I am absolutely new to AI/ML and need some guidance/direction.

Every “New to AI, try this” guide I find ends up going down a path that isn’t right for the project I’m working on - or convoluted with so many terms I need to look up, I get rather frustrated. Maybe I’m too old to learn/use AI? Anyway . . .

This is my project, and any guidance, pointers, help would be super appreciated. I’m working on a job aggregator. I have a simple web crawler that goes to a url, fetches the HTML, cleans a lot of the text and structure, and outputs the content of the job posting.

I then go in manually, look at that simplified HTML and extract the actual job description (vs Company description, benefits, other stuff on a job posting) to be used in another database. I use the exact wording, straight copy and paste, no summarization or interpretation.

I have about 400 data points in a database that look like this: job_site: “COMPANY_NAME”, raw_html: “<h1>Job Title</h1><p>This is what we do</p><p>We are looking for someone who</p>” job_description: “We are looking for someone who” That I’ve manually extracted. I feel like I can use that as training data to do some form of text . . . extraction ?? . . . from an html document.

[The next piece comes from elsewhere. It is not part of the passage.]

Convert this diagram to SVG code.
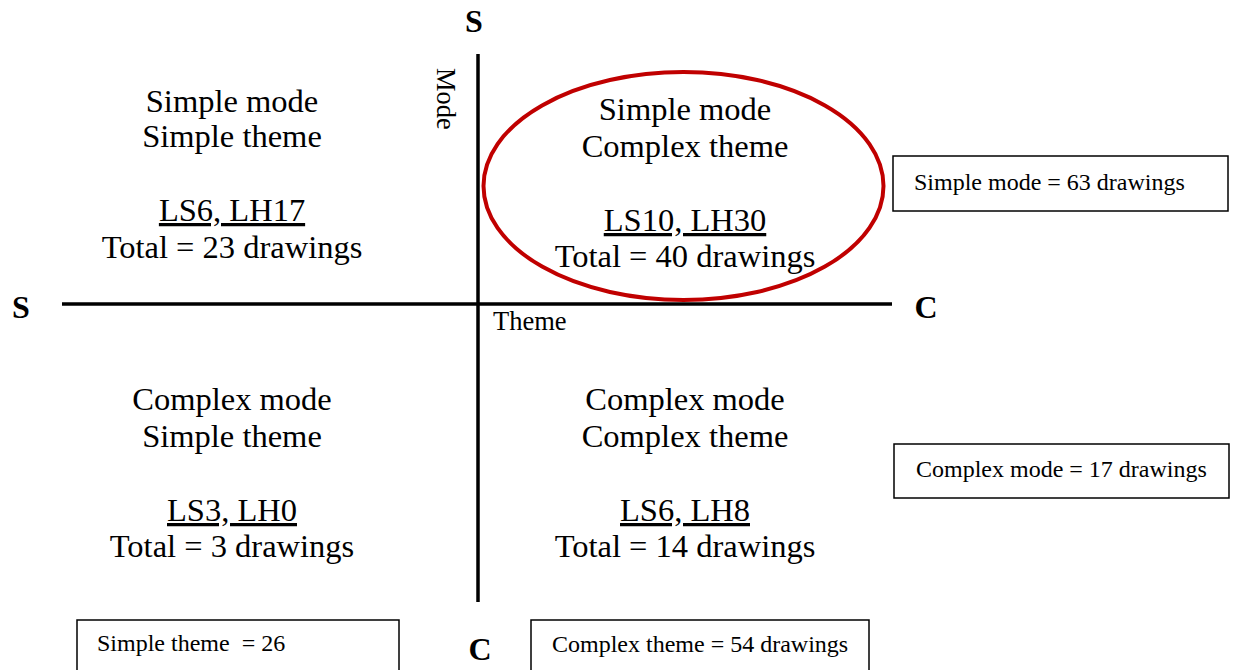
<svg xmlns="http://www.w3.org/2000/svg" width="1237" height="670" viewBox="0 0 1237 670">
<style>
text{font-family:"Liberation Serif","Times New Roman",serif;fill:#000}
.q{font-size:32.5px;text-anchor:middle}
.u{text-decoration:underline;text-decoration-skip-ink:none}
.ax{font-size:32px;font-weight:bold}
.lb{font-size:26.5px}
.bx{font-size:24px}
.box{fill:#fff;stroke:#000;stroke-width:1.5}
.axis{stroke:#000;stroke-width:3.5}
</style>
<rect width="1237" height="670" fill="#fff"/>
<g id="axes">
<line class="axis" x1="478" y1="54" x2="478" y2="602"/>
<line class="axis" x1="62" y1="304" x2="892" y2="304"/>
</g>
<g id="axis-labels">
<text class="ax" x="474" y="32" text-anchor="middle">S</text>
<text class="ax" x="21" y="318" text-anchor="middle">S</text>
<text class="ax" x="926" y="318" text-anchor="middle">C</text>
<text class="ax" x="480" y="660" text-anchor="middle">C</text>
<text class="lb" transform="translate(437,68) rotate(90)">Mode</text>
<text class="lb" x="493" y="330">Theme</text>
</g>
<g id="q-tl">
<text class="q" x="232" y="112">Simple mode</text>
<text class="q" x="232" y="147">Simple theme</text>
<text class="q u" x="232" y="221">LS6, LH17</text>
<text class="q" x="232" y="258">Total = 23 drawings</text>
</g>
<g id="q-tr">
<ellipse cx="683.5" cy="186" rx="200" ry="114" fill="none" stroke="#C00000" stroke-width="4"/>
<text class="q" x="685" y="120">Simple mode</text>
<text class="q" x="685" y="157">Complex theme</text>
<text class="q u" x="685" y="231">LS10, LH30</text>
<text class="q" x="685" y="267">Total = 40 drawings</text>
</g>
<g id="q-bl">
<text class="q" x="232" y="410">Complex mode</text>
<text class="q" x="232" y="447">Simple theme</text>
<text class="q u" x="232" y="521">LS3, LH0</text>
<text class="q" x="232" y="557">Total = 3 drawings</text>
</g>
<g id="q-br">
<text class="q" x="685" y="410">Complex mode</text>
<text class="q" x="685" y="447">Complex theme</text>
<text class="q u" x="685" y="521">LS6, LH8</text>
<text class="q" x="685" y="557">Total = 14 drawings</text>
</g>
<g id="box-simple-mode">
<rect class="box" x="893" y="156" width="335" height="55"/>
<text class="bx" x="914" y="190">Simple mode = 63 drawings</text>
</g>
<g id="box-complex-mode">
<rect class="box" x="894" y="444" width="335" height="54"/>
<text class="bx" x="916" y="477">Complex mode = 17 drawings</text>
</g>
<g id="box-simple-theme">
<rect class="box" x="77" y="620" width="322" height="60"/>
<text class="bx" x="97" y="651" xml:space="preserve">Simple theme  = 26</text>
</g>
<g id="box-complex-theme">
<rect class="box" x="531" y="620" width="338" height="60"/>
<text class="bx" x="552" y="652">Complex theme = 54 drawings</text>
</g>
</svg>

But I don’t have any clue on where to start

  • namnnumbr
    link
    fedilink
    English
    arrow-up
    1
    ·
    1 year ago

    Look into beautiful soup (bs4) for parsing html web pages. Once you have that cleaned, you should be able to do any kind of NLP modeling over it.

    Both Huggingface and SpaCy have pretty good tutorials/walkthroughs for tokenizing your data, doing entity extraction, etc.

    That said, it would be helpful for you to figure out what you want to do with your project — for example, you could try to identify keywords relevant to job tiles, you could try to use similarity metrics to recommend new roles based on the current one, etc.